== Exercise requirements ==
Write out the material again word for word, dropping any images it holds.

== Dataset content ==
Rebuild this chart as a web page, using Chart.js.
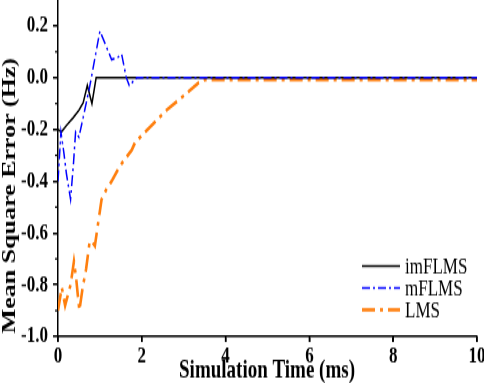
<!DOCTYPE html>
<html>
<head>
<meta charset="utf-8">
<script src="https://cdn.jsdelivr.net/npm/chart.js@4.4.1/dist/chart.umd.min.js"></script>
<style>
  html, body { margin: 0; padding: 0; background: #fff; }
</style>
</head>
<body>
<!-- drawn at 484x280 and stretched to 383 tall, like the original figure -->
<canvas id="mseChart" width="484" height="280" style="display:block;width:484px;height:383px"></canvas>
<script>
// imFLMS (black, solid)
const imflmsTime = [0, 0.08, 0.2, 0.36, 0.5, 0.6, 0.7, 0.81, 0.91, 10];
const imflmsMse = [-0.2, -0.21, -0.185, -0.155, -0.125, -0.097, -0.03, -0.1, 0, 0];

// mFLMS (blue, dash-dot)
const mflmsTime = [0, 0.07, 0.14, 0.2, 0.3, 0.37, 0.42, 0.5, 0.75, 1.0, 1.28, 1.44, 1.52, 1.63, 1.7, 1.88, 10];
const mflmsMse = [-0.4, -0.21, -0.29, -0.37, -0.47, -0.33, -0.21, -0.23, -0.04, 0.18, 0.07, 0.08, 0.09, 0, -0.03, 0, 0];

// LMS (orange, dash-dot)
const lmsTime = [0, 0.09, 0.17, 0.3, 0.38, 0.43, 0.51, 0.59, 0.67, 0.75, 0.8, 0.88, 0.96, 1.04, 1.16, 1.28, 1.48, 1.76, 1.84, 2.2, 2.6, 3.0, 3.35, 3.5, 10];
const lmsMse = [-0.9, -0.81, -0.88, -0.8, -0.71, -0.77, -0.9, -0.81, -0.74, -0.64, -0.63, -0.65, -0.56, -0.47, -0.43, -0.4, -0.34, -0.28, -0.25, -0.19, -0.124, -0.07, -0.02, -0.008, -0.008];

const seriesNames = ["imFLMS", "mFLMS", "LMS"];

const xTicks = [0, 2, 4, 6, 8, 10];
const xTickLabels = ["0", "2", "4", "6", "8", "10"];
const yTicks = [-1.0, -0.8, -0.6, -0.4, -0.2, 0.0, 0.2];
const yTickLabels = ["-1.0", "-0.8", "-0.6", "-0.4", "-0.2", "0.0", "0.2"];
const yMinorTicks = [-0.9, -0.7, -0.5, -0.3, -0.1, 0.1];

const xTitle = "Simulation Time (ms)";
const yTitle = "Mean Square Error (Hz)";

const toPoints = (xs, ys) => xs.map((x, i) => ({ x: x, y: ys[i] }));

// minor ticks, axis titles and the legend box
const extras = {
  id: "extras",
  afterDraw(chart) {
    const ctx = chart.ctx;
    const xScale = chart.scales.x;
    const yScale = chart.scales.y;
    const left = chart.chartArea.left;
    const bottom = chart.chartArea.bottom;

    ctx.save();
    ctx.strokeStyle = "#000";
    ctx.lineWidth = 1.2;
    yMinorTicks.forEach(v => {
      const py = yScale.getPixelForValue(v);
      ctx.beginPath();
      ctx.moveTo(left - 3, py);
      ctx.lineTo(left, py);
      ctx.stroke();
    });
    ctx.lineWidth = 1.5;
    xTicks.forEach(v => {
      const px = xScale.getPixelForValue(v);
      ctx.beginPath();
      ctx.moveTo(px, bottom);
      ctx.lineTo(px, bottom + 4);
      ctx.stroke();
    });

    ctx.fillStyle = "#000";
    ctx.font = "bold 19px 'Liberation Serif'";
    ctx.textAlign = "center";
    ctx.textBaseline = "alphabetic";
    ctx.fillText(xTitle, 267, 276);

    ctx.translate(10, 143);
    ctx.rotate(-Math.PI / 2);
    ctx.textBaseline = "middle";
    ctx.fillText(yTitle, 0, 0);
    ctx.restore();

    // legend
    ctx.save();
    ctx.font = "17px 'Liberation Serif'";
    ctx.textAlign = "left";
    ctx.textBaseline = "middle";
    const rows = [194.5, 210.5, 226.5];
    chart.data.datasets.forEach((ds, i) => {
      const y = rows[i];
      ctx.strokeStyle = ds.borderColor;
      ctx.lineWidth = ds.borderWidth;
      ctx.setLineDash(ds.borderDash || []);
      ctx.beginPath();
      ctx.moveTo(362, y);
      ctx.lineTo(400, y);
      ctx.stroke();
      ctx.setLineDash([]);
      ctx.fillStyle = "#000";
      ctx.fillText(ds.label, 405, y + 1);
    });
    ctx.restore();
  }
};

new Chart(document.getElementById("mseChart"), {
  type: "line",
  data: {
    datasets: [
      {
        label: seriesNames[0],
        data: toPoints(imflmsTime, imflmsMse),
        borderColor: "#000000",
        borderWidth: 1.5,
        order: 2
      },
      {
        label: seriesNames[1],
        data: toPoints(mflmsTime, mflmsMse),
        borderColor: "#0000ff",
        borderWidth: 1.5,
        borderDash: [8, 3, 2, 3],
        order: 1
      },
      {
        label: seriesNames[2],
        data: toPoints(lmsTime, lmsMse),
        borderColor: "#ff7f0e",
        borderWidth: 2.6,
        borderDash: [13, 5, 3, 5],
        order: 3
      }
    ]
  },
  options: {
    responsive: false,
    animation: false,
    devicePixelRatio: 1,
    layout: { padding: { top: 0, right: 7, left: 0, bottom: 0 } },
    elements: {
      point: { radius: 0 },
      line: { tension: 0, fill: false }
    },
    plugins: {
      legend: { display: false },
      title: { display: false },
      tooltip: { enabled: false }
    },
    scales: {
      x: {
        type: "linear",
        min: 0,
        max: 10,
        afterBuildTicks: scale => { scale.ticks = xTicks.map(v => ({ value: v })); },
        afterFit: scale => {
          scale.height = 34;
          scale.paddingLeft = 0;
          scale.paddingRight = 0;
        },
        ticks: {
          callback: (v, i) => xTickLabels[i],
          color: "#000",
          padding: 0,
          maxRotation: 0,
          font: { family: "'Liberation Serif'", size: 17, weight: "bold" }
        },
        grid: { drawOnChartArea: false, tickLength: 4, color: "#000", lineWidth: 1.5 },
        border: { color: "#000", width: 1.5 }
      },
      y: {
        type: "linear",
        min: -1.0,
        max: 0.3,
        afterBuildTicks: scale => { scale.ticks = yTicks.map(v => ({ value: v })); },
        afterFit: scale => {
          scale.width = 58;
          scale.paddingTop = 0;
          scale.paddingBottom = 0;
        },
        ticks: {
          callback: (v, i) => yTickLabels[i],
          color: "#000",
          padding: 5,
          font: { family: "'Liberation Serif'", size: 17, weight: "bold" }
        },
        grid: { drawOnChartArea: false, tickLength: 5, color: "#000", lineWidth: 1.5 },
        border: { color: "#000", width: 1.5 }
      }
    }
  },
  plugins: [extras]
});
</script>
</body>
</html>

== Answer in full ==
Rebuild this chart as a web page, using Chart.js.
<!DOCTYPE html>
<html>
<head>
<meta charset="utf-8">
<script src="https://cdn.jsdelivr.net/npm/chart.js@4.4.1/dist/chart.umd.min.js"></script>
<style>
  html, body { margin: 0; padding: 0; background: #fff; }
</style>
</head>
<body>
<!-- drawn at 484x280 and stretched to 383 tall, like the original figure -->
<canvas id="mseChart" width="484" height="280" style="display:block;width:484px;height:383px"></canvas>
<script>
// imFLMS (black, solid)
const imflmsTime = [0, 0.08, 0.2, 0.36, 0.5, 0.6, 0.7, 0.81, 0.91, 10];
const imflmsMse = [-0.2, -0.21, -0.185, -0.155, -0.125, -0.097, -0.03, -0.1, 0, 0];

// mFLMS (blue, dash-dot)
const mflmsTime = [0, 0.07, 0.14, 0.2, 0.3, 0.37, 0.42, 0.5, 0.75, 1.0, 1.28, 1.44, 1.52, 1.63, 1.7, 1.88, 10];
const mflmsMse = [-0.4, -0.21, -0.29, -0.37, -0.47, -0.33, -0.21, -0.23, -0.04, 0.18, 0.07, 0.08, 0.09, 0, -0.03, 0, 0];

// LMS (orange, dash-dot)
const lmsTime = [0, 0.09, 0.17, 0.3, 0.38, 0.43, 0.51, 0.59, 0.67, 0.75, 0.8, 0.88, 0.96, 1.04, 1.16, 1.28, 1.48, 1.76, 1.84, 2.2, 2.6, 3.0, 3.35, 3.5, 10];
const lmsMse = [-0.9, -0.81, -0.88, -0.8, -0.71, -0.77, -0.9, -0.81, -0.74, -0.64, -0.63, -0.65, -0.56, -0.47, -0.43, -0.4, -0.34, -0.28, -0.25, -0.19, -0.124, -0.07, -0.02, -0.008, -0.008];

const seriesNames = ["imFLMS", "mFLMS", "LMS"];

const xTicks = [0, 2, 4, 6, 8, 10];
const xTickLabels = ["0", "2", "4", "6", "8", "10"];
const yTicks = [-1.0, -0.8, -0.6, -0.4, -0.2, 0.0, 0.2];
const yTickLabels = ["-1.0", "-0.8", "-0.6", "-0.4", "-0.2", "0.0", "0.2"];
const yMinorTicks = [-0.9, -0.7, -0.5, -0.3, -0.1, 0.1];

const xTitle = "Simulation Time (ms)";
const yTitle = "Mean Square Error (Hz)";

const toPoints = (xs, ys) => xs.map((x, i) => ({ x: x, y: ys[i] }));

// minor ticks, axis titles and the legend box
const extras = {
  id: "extras",
  afterDraw(chart) {
    const ctx = chart.ctx;
    const xScale = chart.scales.x;
    const yScale = chart.scales.y;
    const left = chart.chartArea.left;
    const bottom = chart.chartArea.bottom;

    ctx.save();
    ctx.strokeStyle = "#000";
    ctx.lineWidth = 1.2;
    yMinorTicks.forEach(v => {
      const py = yScale.getPixelForValue(v);
      ctx.beginPath();
      ctx.moveTo(left - 3, py);
      ctx.lineTo(left, py);
      ctx.stroke();
    });
    ctx.lineWidth = 1.5;
    xTicks.forEach(v => {
      const px = xScale.getPixelForValue(v);
      ctx.beginPath();
      ctx.moveTo(px, bottom);
      ctx.lineTo(px, bottom + 4);
      ctx.stroke();
    });

    ctx.fillStyle = "#000";
    ctx.font = "bold 19px 'Liberation Serif'";
    ctx.textAlign = "center";
    ctx.textBaseline = "alphabetic";
    ctx.fillText(xTitle, 267, 276);

    ctx.translate(10, 143);
    ctx.rotate(-Math.PI / 2);
    ctx.textBaseline = "middle";
    ctx.fillText(yTitle, 0, 0);
    ctx.restore();

    // legend
    ctx.save();
    ctx.font = "17px 'Liberation Serif'";
    ctx.textAlign = "left";
    ctx.textBaseline = "middle";
    const rows = [194.5, 210.5, 226.5];
    chart.data.datasets.forEach((ds, i) => {
      const y = rows[i];
      ctx.strokeStyle = ds.borderColor;
      ctx.lineWidth = ds.borderWidth;
      ctx.setLineDash(ds.borderDash || []);
      ctx.beginPath();
      ctx.moveTo(362, y);
      ctx.lineTo(400, y);
      ctx.stroke();
      ctx.setLineDash([]);
      ctx.fillStyle = "#000";
      ctx.fillText(ds.label, 405, y + 1);
    });
    ctx.restore();
  }
};

new Chart(document.getElementById("mseChart"), {
  type: "line",
  data: {
    datasets: [
      {
        label: seriesNames[0],
        data: toPoints(imflmsTime, imflmsMse),
        borderColor: "#000000",
        borderWidth: 1.5,
        order: 2
      },
      {
        label: seriesNames[1],
        data: toPoints(mflmsTime, mflmsMse),
        borderColor: "#0000ff",
        borderWidth: 1.5,
        borderDash: [8, 3, 2, 3],
        order: 1
      },
      {
        label: seriesNames[2],
        data: toPoints(lmsTime, lmsMse),
        borderColor: "#ff7f0e",
        borderWidth: 2.6,
        borderDash: [13, 5, 3, 5],
        order: 3
      }
    ]
  },
  options: {
    responsive: false,
    animation: false,
    devicePixelRatio: 1,
    layout: { padding: { top: 0, right: 7, left: 0, bottom: 0 } },
    elements: {
      point: { radius: 0 },
      line: { tension: 0, fill: false }
    },
    plugins: {
      legend: { display: false },
      title: { display: false },
      tooltip: { enabled: false }
    },
    scales: {
      x: {
        type: "linear",
        min: 0,
        max: 10,
        afterBuildTicks: scale => { scale.ticks = xTicks.map(v => ({ value: v })); },
        afterFit: scale => {
          scale.height = 34;
          scale.paddingLeft = 0;
          scale.paddingRight = 0;
        },
        ticks: {
          callback: (v, i) => xTickLabels[i],
          color: "#000",
          padding: 0,
          maxRotation: 0,
          font: { family: "'Liberation Serif'", size: 17, weight: "bold" }
        },
        grid: { drawOnChartArea: false, tickLength: 4, color: "#000", lineWidth: 1.5 },
        border: { color: "#000", width: 1.5 }
      },
      y: {
        type: "linear",
        min: -1.0,
        max: 0.3,
        afterBuildTicks: scale => { scale.ticks = yTicks.map(v => ({ value: v })); },
        afterFit: scale => {
          scale.width = 58;
          scale.paddingTop = 0;
          scale.paddingBottom = 0;
        },
        ticks: {
          callback: (v, i) => yTickLabels[i],
          color: "#000",
          padding: 5,
          font: { family: "'Liberation Serif'", size: 17, weight: "bold" }
        },
        grid: { drawOnChartArea: false, tickLength: 5, color: "#000", lineWidth: 1.5 },
        border: { color: "#000", width: 1.5 }
      }
    }
  },
  plugins: [extras]
});
</script>
</body>
</html>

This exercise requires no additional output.